Since any adjacent element is considered as valid pair, ans is at least n-1. So initialize ans = n-1

Let the array be a[].
For such index b where a[b+1] < a[b], if you use index b as left border, calculate how many index you can use as right border. From index b+1 iterate to the right til the elements are non decreasing, i.e. stop at index i when a[i]<a[i-1]. From index b+2 till i-1 you can use any index as right border for the left border b. So, set ans = ans + (i-b-2); and b = i-1. Initially set b = -1, then if b != -1 only then you add i-b-2 to answer.
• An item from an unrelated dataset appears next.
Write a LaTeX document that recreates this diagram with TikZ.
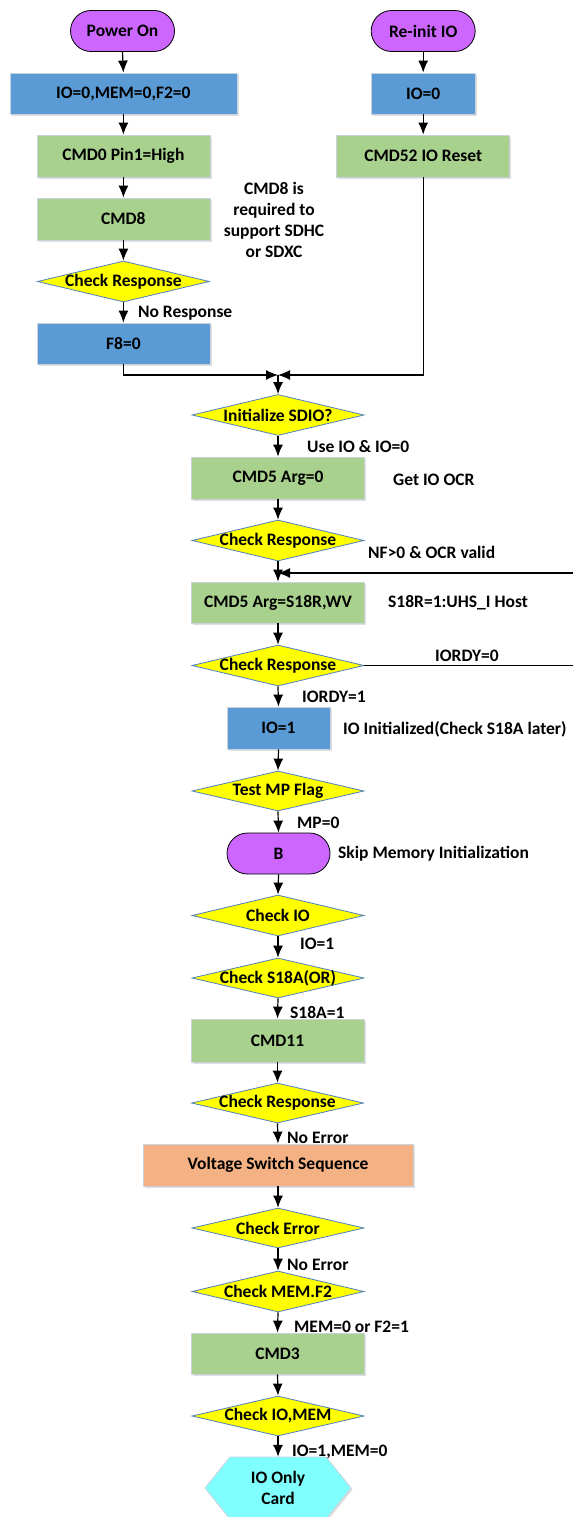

Also, for any contiguous segment [x,y] of length at least 3, where all elements are similar, you can use any index from x to y-2 as left border for right border y. So, set ans = ans + y - 1 - x

Complexity: O(n)

#include<bits/stdc++.h>
using namespace std;
const int maxn = 1000005;
int a[maxn];
int main()
{
    int n;
    cin>>n;
    for(int i=0;i<n;i++)
        cin>>a[i];
    long long ans = n-1;
    int b = -1;
    for(int i = 1;i<=n;i++){
        if(i==n || (a[i] < a[i-1])){
            if(b!=-1 && b < i-2){
                //cout << i << ": " << i-2-b << "\n";
                ans += i-b-2;
            }
            b = i-1;
        }
        else if(a[i]==a[i-1]){
            int x = i-1;
            while(i+1<n && a[i+1]==a[i])
                ++i;
            int y = i;
            ans += y-1-x;
        }
    }
    cout << ans;
    return 0;
}

Can you give the problem link ?